━━ RECORDED DATA ━━

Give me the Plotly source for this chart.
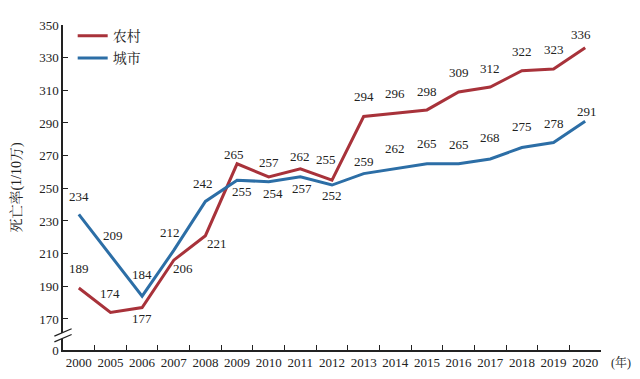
import plotly.graph_objects as go

years = ["2000", "2005", "2006", "2007", "2008", "2009", "2010", "2011", "2012",
         "2013", "2014", "2015", "2016", "2017", "2018", "2019", "2020"]
rural = [189, 174, 177, 206, 221, 265, 257, 262, 255, 294, 296, 298, 309, 312, 322, 323, 336]
urban = [234, 209, 184, 212, 242, 255, 254, 257, 252, 259, 262, 265, 265, 268, 275, 278, 291]
y_ticks = [170, 190, 210, 230, 250, 270, 290, 310, 330, 350]
rural_name = "农村"
urban_name = "城市"

# label offsets in pixels (dx, dy-up)
rural_off = [(0, 19), (0, 19), (0, -11), (9, -8), (12, -8), (-3, 9), (0, 14), (0, 12), (-6, 21),
             (0, 20), (0, 20), (0, 18), (0, 19), (0, 19), (0, 19), (0, 20), (-4, 13)]
urban_off = [(0, 18), (3, 20), (0, 22), (-4, 18), (-2, 18), (5, -11), (4, -12), (2, -12), (0, -10),
             (0, 12), (0, 20), (0, 20), (0, 19), (0, 21), (0, 21), (0, 19), (2, 10)]

RED = "#A8323A"
BLUE = "#2C6EA6"
FONT = "Liberation Serif, Noto Serif CJK SC, Noto Sans CJK SC, serif"
BREAK_POS = 151  # axis-break position of the "0" tick

fig = go.Figure()
fig.add_trace(go.Scatter(x=years, y=rural, mode="lines", name=rural_name,
                         line=dict(color=RED, width=3), legendgroup="a"))
fig.add_trace(go.Scatter(x=years, y=urban, mode="lines", name=urban_name,
                         line=dict(color=BLUE, width=3), legendgroup="b"))

ann = []
for ys, offs in ((rural, rural_off), (urban, urban_off)):
    for i, (v, (dx, dy)) in enumerate(zip(ys, offs)):
        ann.append(dict(x=i, y=v, text=str(v), showarrow=False, xshift=dx, yshift=dy,
                        font=dict(family=FONT, size=13, color="#222")))
ann.append(dict(xref="paper", yref="paper", x=1.0, y=0, xshift=8, yshift=-12, xanchor="left",
                yanchor="middle", text="(年)", showarrow=False,
                font=dict(family=FONT, size=12, color="#222")))

shapes = [
    dict(type="path", xref="paper", yref="y",
         path="M -0.016 156 L 0.016 160.5 L 0.016 164 L -0.016 159.5 Z",
         fillcolor="white", line=dict(width=0), layer="above"),
]
for base in (156, 159.5):
    shapes.append(dict(type="line", xref="paper", yref="y", x0=-0.016, x1=0.016,
                       y0=base, y1=base + 4.5, line=dict(color="#222", width=1.3), layer="above"))

fig.update_layout(
    width=632, height=371,
    margin=dict(l=55, r=39, t=17, b=29),
    paper_bgcolor="white", plot_bgcolor="white",
    font=dict(family=FONT, size=13, color="#222"),
    showlegend=True,
    legend=dict(x=0.018, y=1.015, xanchor="left", yanchor="top", traceorder="grouped",
                tracegroupgap=1, font=dict(family=FONT, size=14, color="#222"),
                bgcolor="rgba(0,0,0,0)"),
    xaxis=dict(type="category", range=[-0.5, 16.5], showline=True, linecolor="#222",
               linewidth=1.5, ticks="inside", ticklen=5, tickcolor="#222",
               tickson="boundaries", showgrid=False, zeroline=False, tickangle=0,
               automargin=False,
               tickfont=dict(family=FONT, size=13, color="#222")),
    yaxis=dict(range=[BREAK_POS, 350], showline=True, linecolor="#222", linewidth=1.5,
               ticks="inside", ticklen=5, tickcolor="#222", showgrid=False, zeroline=False,
               automargin=False,
               tickvals=[BREAK_POS] + y_ticks, ticktext=["0"] + [str(t) for t in y_ticks],
               tickfont=dict(family=FONT, size=13, color="#222"),
               title=dict(text="死亡率(1/10万)", font=dict(family=FONT, size=14, color="#222"),
                          standoff=14)),
    annotations=ann,
    shapes=shapes,
)

fig.write_html("out.html")
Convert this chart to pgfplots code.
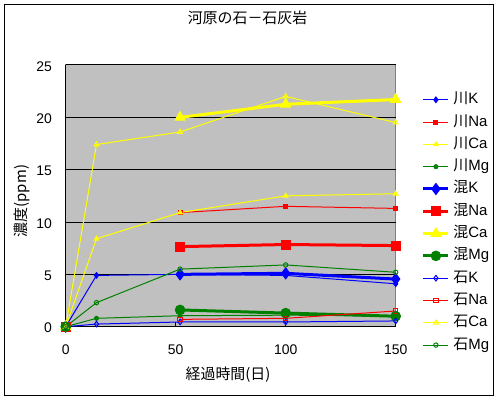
\documentclass[border=0pt]{standalone}
\usepackage{fontspec}
\setmainfont{Liberation Sans}
\newfontfamily\jp{Noto Sans CJK JP}
\usepackage{pgfplots}
\pgfplotsset{compat=1.18}
\definecolor{xlblue}{RGB}{0,0,255}
\definecolor{xlred}{RGB}{255,0,0}
\definecolor{xlyellow}{RGB}{255,255,0}
\definecolor{xlgreen}{RGB}{0,128,0}
\definecolor{xlgray}{RGB}{192,192,192}
\definecolor{xlborder}{RGB}{128,128,128}
\begin{document}
\begin{tikzpicture}
\useasboundingbox (0,0) rectangle (500bp,400bp);
\draw[line width=1bp] (4.5bp,4.5bp) rectangle (493bp,395.5bp);
\begin{axis}[
  at={(65.7bp,73.3bp)}, anchor=south west,
  scale only axis, width=330bp, height=261.7bp,
  xmin=0, xmax=150, ymin=0, ymax=25,
  xtick={0,50,100,150}, ytick={0,5,10,15,20,25},
  axis lines=left, x axis line style={-}, y axis line style={-},
  axis line style={black, line width=1bp},
  axis background/.style={fill=xlgray, draw=xlborder, line width=1bp},
  ymajorgrids, major grid style={black, line width=1bp},
  tick align=inside, major tick length=4.5bp, tick style={black, line width=1bp},
  clip=false,
  unbounded coords=jump,
  /pgf/number format/assume math mode=true,
  ticklabel style={font=\fontsize{14}{14}\selectfont, inner sep=0pt},
  yticklabel style={anchor=east, xshift=-13.5bp, yshift=-1.3bp},
  xticklabel style={anchor=north, yshift=-18bp},
  title={\jp 河原の石－石灰岩},
  title style={at={(0.551,1.157)}, anchor=center, inner sep=0pt, font=\fontsize{15}{15}\selectfont},
  xlabel={\jp 経過時間(日)},
  xlabel style={at={(0.492,-0.185)}, anchor=center, inner sep=0pt, font=\fontsize{15}{15}\selectfont},
  ylabel={\jp 濃度(ppm)},
  ylabel style={at={(-0.132,0.48)}, anchor=center, inner sep=0pt, font=\fontsize{15}{15}\selectfont},
  legend style={at={(1.0788,0.8946)}, anchor=north west, draw=none, fill=none, inner sep=0pt,
    row sep=8.3bp, column sep=3.5bp, font=\fontsize{15}{15}\selectfont,
    nodes={inner sep=0pt, text height=11bp, text depth=3bp}},
  legend cell align=left,
  legend image code/.code={\draw[mark repeat=2,mark phase=2] plot coordinates {(0bp,0bp) (12.5bp,0bp) (25bp,0bp)};},
]
% 川
\addplot[xlblue, line width=1bp, mark=diamond*, mark size=2.8] coordinates {(0,0) (14,4.9) (52,5.0) (100,4.9) (150,4.1)};
\addplot[xlred, line width=1bp, mark=square*, mark size=2] coordinates {(0,0) (14,nan) (52,10.9) (100,11.5) (150,11.3)};
\addplot[xlyellow, line width=1bp, mark=triangle*, mark size=2.6] coordinates {(0,0) (14,8.4) (52,10.9) (100,12.5) (150,12.7)};
\addplot[xlgreen, line width=1bp, mark=*, mark size=2] coordinates {(0,0) (14,0.8) (52,1.05) (100,1.1) (150,1.05)};
% 混
\addplot[xlblue, line width=3bp, mark=diamond*, mark size=5.5, mark options={line width=1bp}] coordinates {(0,0) (14,nan) (52,5.0) (100,5.1) (150,4.55)};
\addplot[xlred, line width=3bp, mark=square*, mark size=4.5, mark options={line width=1bp}] coordinates {(0,0) (14,nan) (52,7.65) (100,7.85) (150,7.75)};
\addplot[xlyellow, line width=3bp, mark=triangle*, mark size=5.8, mark options={line width=1bp}] coordinates {(0,0) (14,nan) (52,20.0) (100,21.25) (150,21.7)};
\addplot[xlgreen, line width=3bp, mark=*, mark size=4.8, mark options={line width=1bp}] coordinates {(0,0) (14,nan) (52,1.6) (100,1.3) (150,1.0)};
% 石
\addplot[xlblue, line width=1bp, mark=diamond, mark size=2.8] coordinates {(0,0) (14,0.25) (52,0.45) (100,0.45) (150,0.55)};
\addplot[xlred, line width=1bp, mark=square, mark size=2.2] coordinates {(0,0) (14,nan) (52,0.7) (100,0.8) (150,1.5)};
\addplot[xlyellow, line width=1bp, mark=triangle, mark size=2.8] coordinates {(0,0) (14,17.4) (52,18.6) (100,22.0) (150,19.5)};
\addplot[xlgreen, line width=1bp, mark=o, mark size=2.2] coordinates {(0,0) (14,2.3) (52,5.5) (100,5.9) (150,5.2)};
\legend{{\jp 川}K,{\jp 川}Na,{\jp 川}Ca,{\jp 川}Mg,{\jp 混}K,{\jp 混}Na,{\jp 混}Ca,{\jp 混}Mg,{\jp 石}K,{\jp 石}Na,{\jp 石}Ca,{\jp 石}Mg}
\end{axis}
\end{tikzpicture}
\end{document}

━━━

**SHORT EXERCISE**
Leave the pictures out, and restate exactly the lines from the start of the records through the one that contains "import plotly.graph_objects as go".

**FULL ANSWER**
Give me the Plotly source for this chart.
import plotly.graph_objects as go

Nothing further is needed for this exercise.